[begin RECORDED DATA]

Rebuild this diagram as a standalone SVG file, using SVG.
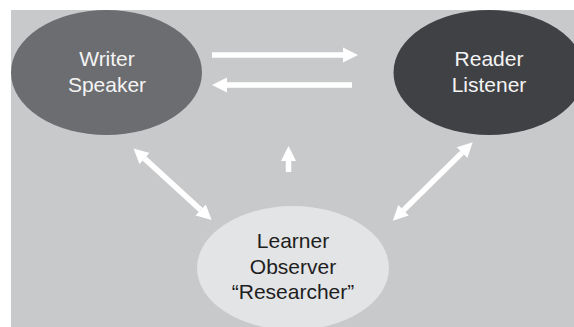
<svg xmlns="http://www.w3.org/2000/svg" width="574" height="327" viewBox="0 0 574 327">
  <style>
    .label { font-family: "Liberation Sans", Arial, sans-serif; font-size: 21px; text-anchor: middle; }
    .light { fill: #f4f4f4; }
    .dark { fill: #1e1e1e; }
    .link { stroke: #ffffff; fill: none; stroke-width: 5.5; stroke-linecap: butt; }
  </style>
  <defs>
    <marker id="head" markerUnits="userSpaceOnUse" markerWidth="16" markerHeight="16" refX="0" refY="7.5" orient="auto-start-reverse" viewBox="0 0 16 15">
      <path d="M0,0 L15,7.5 L0,15 z" fill="#ffffff"/>
    </marker>
  </defs>

  <!-- panel background -->
  <rect x="11" y="10" width="563" height="317" fill="#c8c9cb"/>

  <g id="writer">
    <ellipse cx="106.5" cy="72.5" rx="95.5" ry="62.5" fill="#6c6d71"/>
    <text class="label light" x="107" y="66">Writer</text>
    <text class="label light" x="107" y="92">Speaker</text>
  </g>

  <g id="reader">
    <ellipse cx="489" cy="72.5" rx="95.5" ry="62.5" fill="#404144"/>
    <text class="label light" x="489" y="66">Reader</text>
    <text class="label light" x="489" y="92">Listener</text>
  </g>

  <g id="learner">
    <ellipse cx="293" cy="268" rx="96" ry="62" fill="#e3e4e6"/>
    <text class="label dark" x="293" y="248">Learner</text>
    <text class="label dark" x="293" y="273.5">Observer</text>
    <text class="label dark" x="293" y="299">“Researcher”</text>
  </g>

  <g id="connectors">
    <line class="link" x1="212" y1="55" x2="343" y2="55" marker-end="url(#head)"/>
    <line class="link" x1="352" y1="85" x2="227" y2="85" marker-end="url(#head)"/>
    <line class="link" x1="288.5" y1="172" x2="288.5" y2="161" marker-end="url(#head)"/>
    <line class="link" x1="144.6" y1="158.6" x2="200.6" y2="209.9" marker-start="url(#head)" marker-end="url(#head)"/>
    <line class="link" x1="462" y1="152.8" x2="403.5" y2="210.2" marker-start="url(#head)" marker-end="url(#head)"/>
  </g>
</svg>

[end RECORDED DATA]

WRITTEN REQUEST:
Copy each line exactly, and leave the pictures out of your copy.

ANSWER TO THE TASK:
Rebuild this diagram as a standalone SVG file, using SVG.
<svg xmlns="http://www.w3.org/2000/svg" width="574" height="327" viewBox="0 0 574 327">
  <style>
    .label { font-family: "Liberation Sans", Arial, sans-serif; font-size: 21px; text-anchor: middle; }
    .light { fill: #f4f4f4; }
    .dark { fill: #1e1e1e; }
    .link { stroke: #ffffff; fill: none; stroke-width: 5.5; stroke-linecap: butt; }
  </style>
  <defs>
    <marker id="head" markerUnits="userSpaceOnUse" markerWidth="16" markerHeight="16" refX="0" refY="7.5" orient="auto-start-reverse" viewBox="0 0 16 15">
      <path d="M0,0 L15,7.5 L0,15 z" fill="#ffffff"/>
    </marker>
  </defs>

  <!-- panel background -->
  <rect x="11" y="10" width="563" height="317" fill="#c8c9cb"/>

  <g id="writer">
    <ellipse cx="106.5" cy="72.5" rx="95.5" ry="62.5" fill="#6c6d71"/>
    <text class="label light" x="107" y="66">Writer</text>
    <text class="label light" x="107" y="92">Speaker</text>
  </g>

  <g id="reader">
    <ellipse cx="489" cy="72.5" rx="95.5" ry="62.5" fill="#404144"/>
    <text class="label light" x="489" y="66">Reader</text>
    <text class="label light" x="489" y="92">Listener</text>
  </g>

  <g id="learner">
    <ellipse cx="293" cy="268" rx="96" ry="62" fill="#e3e4e6"/>
    <text class="label dark" x="293" y="248">Learner</text>
    <text class="label dark" x="293" y="273.5">Observer</text>
    <text class="label dark" x="293" y="299">“Researcher”</text>
  </g>

  <g id="connectors">
    <line class="link" x1="212" y1="55" x2="343" y2="55" marker-end="url(#head)"/>
    <line class="link" x1="352" y1="85" x2="227" y2="85" marker-end="url(#head)"/>
    <line class="link" x1="288.5" y1="172" x2="288.5" y2="161" marker-end="url(#head)"/>
    <line class="link" x1="144.6" y1="158.6" x2="200.6" y2="209.9" marker-start="url(#head)" marker-end="url(#head)"/>
    <line class="link" x1="462" y1="152.8" x2="403.5" y2="210.2" marker-start="url(#head)" marker-end="url(#head)"/>
  </g>
</svg>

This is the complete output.